“It’s just not fair,” my soon-to-be 12 year old brother said to me while setting up a video game, “I get less presents than you guys because my birthday is near Christmas.” He set our two Disney Infinity characters on the play set. This year for Christmas, we received five new characters. Each costs 12.99. A total of ten characters.
This is my family’s first Christmas in the United States in three years. In general, around Christmas time, the amount of consumerism, greed, and things we receive can overwhelm me. I’ll never forget hearing two girls complain about their $700 Christmas budget a few weeks ago. I’ll never forget the way my aunt bought my 18 month old cousin a power wheel. I’ll never forget this conversation I had with my brother.
“Well, if you get gifts, why does it matter?” I asked him.
He shrugged. “Because I get less.”
I’ll admit – I’m an unusual person. I’m a person who genuinely does not like to have a lot of things. I have my family. All four grandparents, two parents, 12 cousins, three aunts, five uncles and two siblings. I have friends from my travels all over the world. I have things I wouldn’t ever need but love to use, such as my laptop, iPod and PS3. What could a person that has everything want?
“Listen,” I said to him, “Getting gifts is a luxury, even if all you get is a fancy pencil. I celebrated my sweet sixteen last summer during our move. I had no friends to celebrate it with. All we did was go out for dinner. And still, I would love it just the same as getting a car.”
False. I was relieved to wake up this Christmas morning and not find car keys with my name on them under the tree.
My brother shrugged again. “Still. You guys get more presents during your birthday than I do.”
I sighed a breath of disappointment in my head, but kept my spirits up for this kid. I thought back to Christmas of 2009, when I remember being slightly disappointed in my presents. I remember thinking to myself, “Think of all the children who are not getting what you’re getting,” and, “Think of all the families that would kill to have just one day of your life.” From the age of eleven, I had taught myself to cherish each and every gift given to me, for receiving gifts is a luxury. The thought is truly what matters and is, in my opinion, my favourite part about receiving gifts.

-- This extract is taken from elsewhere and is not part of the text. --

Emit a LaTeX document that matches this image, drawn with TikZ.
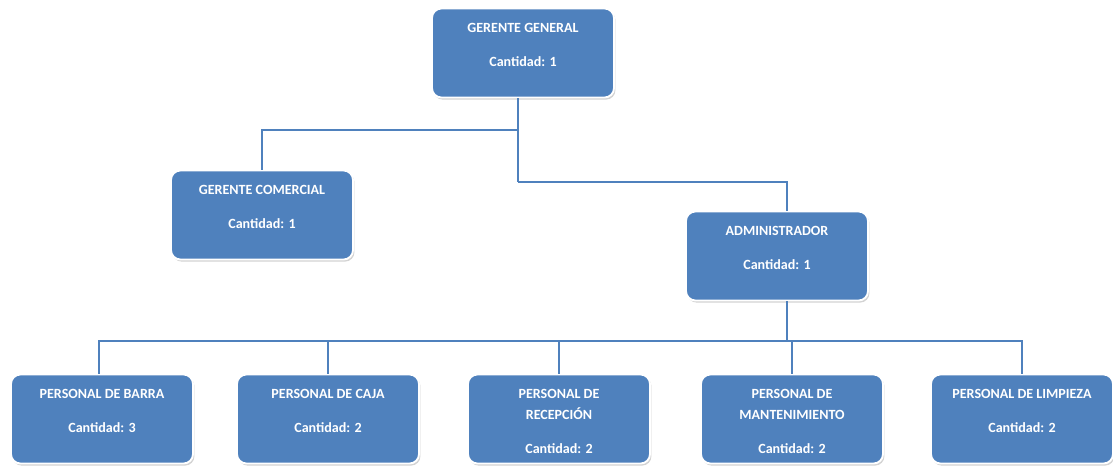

The best gift I got this season wasn’t wrapped in paper under a tree. It was given to me by a friend whom I was talking to via Steam chat while feeling quite down, seeing as our family just moved away this summer. Through Steam, he sent me a game upgrade. This would allow me to upgrade a trial version of a game I had to the full version. “Merry Christmas!” he said, along with the attachment. For years, I’ve struggled with self-confidence, and I’ve been going through a time of grieving after leaving the best friends I’ve ever had. This boy has been the only person I’ve been truly able to be myself around since moving to the United States. While I lay down in my room, crying and wanting nothing more than some stability, he gave me a gift, not because of holiday tradition obligations, but because he wanted to. He gave me the gift I needed most. Assurance that I was loved.
“It’s the thought that counts,” I said to my brother, “It’s always the thought that counts. The thought is the only thing that’s important.”
I wasn’t able to get my brother to see my point of view. Maybe it’s too much to ask for a 12 year old to see things this way. Maybe he’ll grow up to appreciate owning a minimal amount of things such as I do. I see parents buying gifts worth hundreds of dollars for their kids, and then watch the kid receive it as if it were nothing special. I can’t help but think about the kids in poverty I have worked with who were psyched to receive a few calculators for the classroom, a pair of shoes for their feet, or a pair of sunglasses.
Did I get everything on my Christmas list? No, none of us did. Though I remained the only child who didn’t complain about what wasn’t gotten for them this year. Internally, I can’t complain either. As long as I have people who care about me around, I couldn’t ask for anything more.